Development of expertise in the programming language Lisp. Emphasis on learning technique and solving problems naturally suited to Lisp. One-quarter course credit. Students may count up to one credit from courses numbered 290-298 toward graduation.
[292]
The Programming Language C++.
Development of expertise in the programming language C++. Emphasis on learning technique and solving problems naturally suited to C++. One-quarter course credit. Students may count up to one credit from courses numbered 290-298 toward graduation.
[293]
The Programming Language Fortran.
Development of expertise in the programming language Fortran. Emphasis on learning technique and solving problems naturally suited to Fortran. One-quarter course credit. Offered credit/no credit. May be repeated once. Students may count up to one credit from courses numbered 290-298 toward graduation.
Maximum enrollment, 20.
307S Topics in Computer Science II.
This is a seminar course exploring new forms of human-computer interaction based on
measurement of brain function and properties. Students will read research papers in several related disciplines and present and discuss them in the seminar. We will explore the use of brain sensing technologies to detect specific forms of brain activity, with a focus on EEG, and students will design and conduct task-specific experiments that attempt to isolate particular human reactions and emotions. Prerequisite, Two courses in Computer Science, Neuroscience and/or Psychology, or permission of instructor. May be taken more than once.
Maximum enrollment, 16.
Hirshfield.
310F Compilers.
Principles and practice of programming language translation. Topics will include lexical analysis, formal syntax specification, parsing, code generation and optimization. Prerequisite, 210 and 220. The Department.

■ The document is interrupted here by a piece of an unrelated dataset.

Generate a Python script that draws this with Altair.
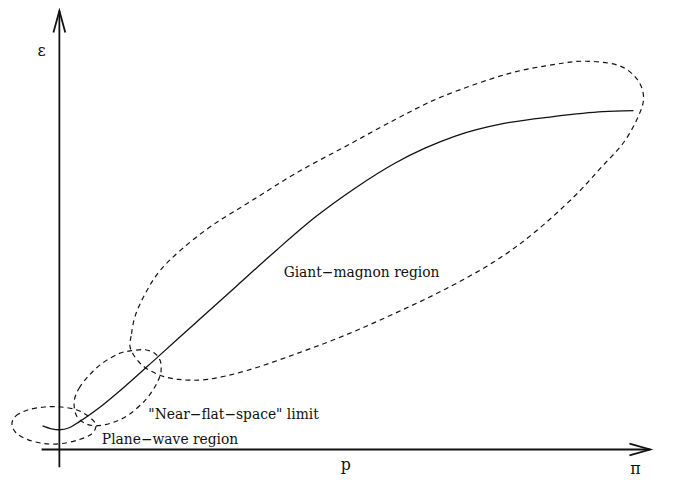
import altair as alt
import pandas as pd

# Dispersion curve epsilon(p) (arbitrary schematic units, origin at axes crossing)
curve_p = [-17, -8, 0, 10, 20, 40, 70, 100, 140, 180, 220, 260, 300, 340, 370, 400, 450, 500, 550, 581]
curve_e = [24, 21, 20, 22, 28, 42, 67, 94, 130, 166, 202, 236, 265, 290, 305, 317, 330, 337, 342, 343]

# Dashed region outlines (traced points)
plane_p = [-48, -44, -32, -15, 2, 18, 30, 37, 33, 20, 2, -15, -32, -44]
plane_e = [26, 34, 40, 43, 43, 40, 33, 25, 16, 10, 6, 6, 10, 17]

nearflat_p = [15, 20, 30, 43, 60, 73, 87, 97, 102, 103, 102, 97, 87, 70, 53, 37, 25, 17]
nearflat_e = [49, 62, 75, 87, 97, 100, 101, 97, 90, 82, 75, 64, 50, 35, 27, 24, 27, 35]

giant_p = [72, 73, 77, 87, 101, 123, 155, 195, 240, 290, 340, 387, 453, 503, 533, 565, 583, 591, 588,
           572, 547, 520, 480, 440, 390, 340, 290, 240, 190, 150, 120, 100, 83]
giant_e = [102, 117, 136, 158, 180, 202, 227, 252, 280, 307, 334, 357, 380, 390, 393, 389, 377, 360, 342,
           312, 284, 255, 219, 190, 162, 138, 116, 97, 80, 71, 71, 76, 86]

# Axes with arrowheads
axis_names = ["vert", "vert", "horiz", "horiz", "varrow", "varrow", "varrow", "harrow", "harrow", "harrow"]
axis_p = [0, 0, -18, 598, -6, 0, 6, 577, 598, 577]
axis_e = [-18, 444, 0, 0, 422, 444, 422, 6, 0, -6]

# Labels
label_text = ["ε", "π", "p", "Giant−magnon region", "\"Near−flat−space\" limit", "Plane−wave region"]
label_p = [-18, 583, 290, 227, 90, 43]
label_e = [398, -25, -21, 175, 31, 6]
label_align = ["center", "center", "center", "left", "left", "left"]

SERIF = "DejaVu Serif"

xs = alt.Scale(domain=[-52, 607], nice=False, zero=False)
ys = alt.Scale(domain=[-20, 444], nice=False, zero=False)

curve_df = pd.DataFrame({"p": curve_p, "e": curve_e, "o": range(len(curve_p))})

ell_rows = []
for name, ps, es in [("plane", plane_p, plane_e), ("near", nearflat_p, nearflat_e), ("giant", giant_p, giant_e)]:
    for i, (a, b) in enumerate(zip(ps, es)):
        ell_rows.append({"g": name, "p": a, "e": b, "o": i})
ell_df = pd.DataFrame(ell_rows)

axis_df = pd.DataFrame({"g": axis_names, "p": axis_p, "e": axis_e, "o": range(len(axis_p))})
lab_df = pd.DataFrame({"t": label_text, "p": label_p, "e": label_e, "a": label_align})

X = lambda: alt.X("p:Q", scale=xs, axis=None)
Y = lambda: alt.Y("e:Q", scale=ys, axis=None)

axes = alt.Chart(axis_df).mark_line(color="#111", strokeWidth=1.8).encode(
    x=X(), y=Y(), detail="g:N", order="o:Q")

curve = alt.Chart(curve_df).mark_line(color="#111", strokeWidth=1.3, interpolate="monotone").encode(
    x=X(), y=Y(), order="o:Q")

ellipses = alt.Chart(ell_df).mark_line(color="#111", strokeWidth=1.2, strokeDash=[5, 4],
                                       interpolate="cardinal-closed").encode(
    x=X(), y=Y(), detail="g:N", order="o:Q")

left_labels = alt.Chart(lab_df[lab_df.a == "left"]).mark_text(
    font=SERIF, fontSize=14, align="left", baseline="alphabetic", color="#111").encode(
    x=X(), y=Y(), text="t:N")

center_labels = alt.Chart(lab_df[lab_df.a == "center"]).mark_text(
    font=SERIF, fontSize=16, align="center", baseline="alphabetic", color="#111").encode(
    x=X(), y=Y(), text="t:N")

chart = alt.layer(axes, ellipses, curve, left_labels, center_labels).properties(
    width=659, height=464, autosize="none",
    padding={"left": 0, "top": 0, "right": 8, "bottom": 8},
).configure_view(stroke=None)

chart.save("out.html", embed_options={"renderer": "svg", "actions": False})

320S Computer Architecture.
Study of the major hardware components of modern computer systems and the implications of their interactions. Topics include cache memory, disk drive technology, chip manufacturing, microprogramming, performance analysis and digital logic. Prerequisite, 240. Some programming required. The Department.
330S Algorithms.
Discussion of the canon of “standard” algorithms, including the major categories such as divide-and-conquer and dynamic programming, and evaluation of the efficiency of algorithms in terms of their use of two scarce resources, space and time. Prerequisite, 111 and 123 or placement by the department. The Department.
340F Operating Systems.
Study of the design and implementation of computer operating systems. Topics include systems programming, process scheduling, inter-process communication, deadlocks, memory management and virtual memory, file systems and I/O, and security. Prerequisite, 240. The Department.
[370]
Artificial Intelligence.
Exploration of AI theory and philosophy, as well as a variety of algorithms and data structures, such as heuristic strategies, logic unification, probabilistic reasoning, semantic networks and knowledge representation. Topics include application areas such as natural language understanding, computer vision, game playing, theorem proving and autonomous agents. Prerequisite, 220.
Maximum enrollment, 20.
410F Senior Seminar.
Practicum in research methods in computer science. Emphasis on oral and written presentation. Prerequisite, 210, 220, and 240. Open to senior concentrators only. Hirshfield.
[420]
Readings in Computer Science.
Reading in a field of computer science. The class will read several papers assigned weekly from research conference proceedings and journals. Classes will consist of discussions of the day's paper(s). Students will develop a comprehensive annotated bibliography and lead the daily discussions. Does not count toward the concentration or minor. Prerequisite, Consent of instructor. May be repeated for credit with permission of the department.
Maximum enrollment, 6.
500S Honors Project.
A semester-length research project. Open to qualified senior concentrators. Prerequisite, 410 and consent of the department. The Department.